The hotel sector was one of the most in-demand assets during the pandemic, with a record 53 hotel sales across Australia valued at over $10
million in 2022, which was 39% above the 10-year average.
CBRE's Australian Head of Hotels Research, Ally McDade, said as economic conditions stabilise, we should see capital markets benefit from
greater investor certainty, translating into more demand for hotel assets.
CBRE Regional Director of Hotel Valuations, Troy Craig, said domestic travel is also likely to continue driving the Australian tourism
industry.
"Occupancy levels in domestic demand-dominated cities are expected to edge upwards from already strong levels, while Sydney and
Melbourne should continue to see occupancy gains as inbound demand recovers," Mr Craig said.
According to CBRE, while short-term overseas arrivals remain 40% below pre-pandemic levels, the reopening of China's borders is likely to
see Australia's inbound tourism economy fully recover in 2023.

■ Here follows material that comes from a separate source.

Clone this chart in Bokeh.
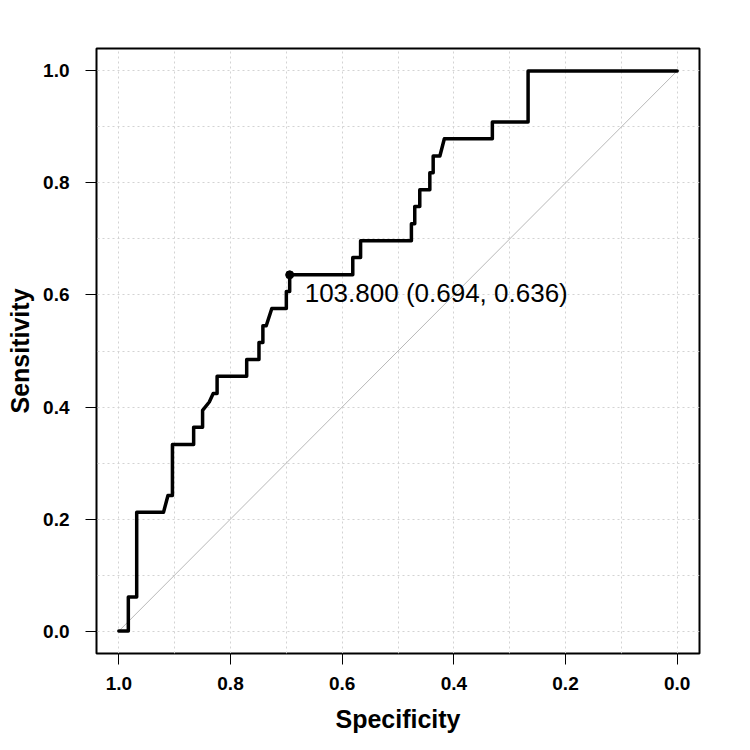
from bokeh.plotting import figure
from bokeh.models import Range1d, FixedTicker, PrintfTickFormatter, ColumnDataSource
from bokeh.core.properties import value
from bokeh.embed import file_html
from bokeh.resources import INLINE

# ROC curve vertices (specificity, sensitivity), walked from (1, 0) to (0, 1)
specificity = [1.000, 0.983, 0.983, 0.968, 0.968, 0.920, 0.912, 0.904, 0.904,
               0.866, 0.866, 0.850, 0.850, 0.838, 0.831, 0.824, 0.824,
               0.771, 0.771, 0.749, 0.749, 0.742, 0.742, 0.736, 0.726,
               0.700, 0.700, 0.694, 0.694, 0.581, 0.581, 0.567, 0.567,
               0.476, 0.476, 0.470, 0.470, 0.461, 0.461, 0.443, 0.443,
               0.437, 0.437, 0.425, 0.417, 0.331, 0.331, 0.267, 0.267, 0.000]
sensitivity = [0.000, 0.000, 0.061, 0.061, 0.212, 0.212, 0.242, 0.242, 0.333,
               0.333, 0.364, 0.364, 0.394, 0.409, 0.424, 0.424, 0.455,
               0.455, 0.485, 0.485, 0.515, 0.515, 0.545, 0.545, 0.576,
               0.576, 0.606, 0.606, 0.636, 0.636, 0.667, 0.667, 0.697,
               0.697, 0.727, 0.727, 0.758, 0.758, 0.788, 0.788, 0.818,
               0.818, 0.848, 0.848, 0.879, 0.879, 0.909, 0.909, 1.000, 1.000]

# chance line
chance_spec = [1.0, 0.0]
chance_sens = [0.0, 1.0]

# best threshold
best_threshold = 103.8
best_spec = 0.694
best_sens = 0.636

axis_ticks = [0.0, 0.2, 0.4, 0.6, 0.8, 1.0]
grid_ticks = [0.0, 0.1, 0.2, 0.3, 0.4, 0.5, 0.6, 0.7, 0.8, 0.9, 1.0]

FONT = "Liberation Sans"

p = figure(width=750, height=750, output_backend="svg", toolbar_location=None,
           x_range=Range1d(1.04, -0.04), y_range=Range1d(-0.04, 1.04),
           min_border_left=96, min_border_right=51,
           min_border_top=48, min_border_bottom=97)

p.background_fill_color = "white"
p.border_fill_color = "white"
p.outline_line_color = "black"
p.outline_line_width = 2
p.outline_line_alpha = 1.0

for g in (p.xgrid, p.ygrid):
    g.ticker = FixedTicker(ticks=grid_ticks)
    g.grid_line_color = "#d3d3d3"
    g.grid_line_dash = "2 3"
    g.grid_line_width = 1

for ax in (p.xaxis, p.yaxis):
    ax.ticker = FixedTicker(ticks=axis_ticks)
    ax.formatter = PrintfTickFormatter(format="%.1f")
    ax.axis_line_color = None
    ax.major_tick_in = 0
    ax.major_tick_out = 11
    ax.major_tick_line_color = "black"
    ax.major_tick_line_width = 1
    ax.minor_tick_line_color = None
    ax.major_label_text_font = FONT
    ax.major_label_text_font_style = "bold"
    ax.major_label_text_font_size = "19px"
    ax.major_label_text_color = "black"
    ax.axis_label_text_font = FONT
    ax.axis_label_text_font_style = "bold"
    ax.axis_label_text_font_size = "25px"
    ax.axis_label_text_color = "black"

p.xaxis.axis_label = "Specificity"
p.yaxis.axis_label = "Sensitivity"
p.xaxis.major_label_standoff = 12
p.xaxis.axis_label_standoff = 12
p.yaxis.major_label_standoff = 16
p.yaxis.axis_label_standoff = 6

p.line(chance_spec, chance_sens, line_color="#b8b8b8", line_width=1)

curve = ColumnDataSource(data=dict(spec=specificity, sens=sensitivity))
p.line("spec", "sens", source=curve, line_color="black", line_width=3.5,
       line_join="round", line_cap="round")

best = ColumnDataSource(data=dict(
    spec=[best_spec], sens=[best_sens],
    label=[f"{best_threshold:.3f} ({best_spec:.3f}, {best_sens:.3f})"]))
p.scatter("spec", "sens", source=best, size=8, color="black")
p.text("spec", "sens", text="label", source=best, x_offset=15, y_offset=18,
       text_baseline="alphabetic", text_align="left",
       text_font=value(FONT), text_font_size="26px", text_color="black")

open("out.html", "w").write(file_html(p, INLINE))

CBRE's forecast reveals that the hotel market's expansionary phase is set to peak in the next 12 months, with around 8,400 rooms to be delivered across the country's major hotel markets in 2023 and 2024. Following this wave of additions, higher debt and construction costs are anticipated to suppress the hotel development pipeline, largely limited to key strategic sites with mixed-use appeal.
Meanwhile, high inflation and elevated interest rate levels will place upward pressure on yields and IRR expectations according to Ms
McDade.
"Improving tourism demand fundamentals and impressive performance indicators are likely to cushion any impact of higher credit-funding costs," she said.
Despite this, CBRE is forecasting moderate Average Daily Rates (ADR) growth over 2023 and Mr Craig said that most city markets will still
post gains as hotel operators maintain strong rate policies in favour of returning to pre-pandemic occupancy levels.
For now, the hotel sector has been largely insulated from the effects of rising inflation due to recovering occupancies and strong growth in
ADR.
CBRE's national occupancy rate averaged 65%, just 10% below pre-pandemic levels and ADR rose 24% over the year to $228, outpacing 2019 rates by 23%. Domestic travel nights have also reached or surpassed pre-pandemic levels in Queensland, South Australia, Western Australia and Tasmania and spending in these states is up by approximately 40%.
This trend is benefitting Australia's gateway cities of Sydney and Melbourne, which have recorded the strongest year-on-year growth rates
in relation to both ADR and occupancies, aided by a recovery in corporate travel and international travel.
CBRE said it’s optimistic about the future of the hotel industry and expects to see investors return as well as the reopening of borders, a growing tourism industry and the addition of new hotels all being factors contributing to the positive outlook of the industry.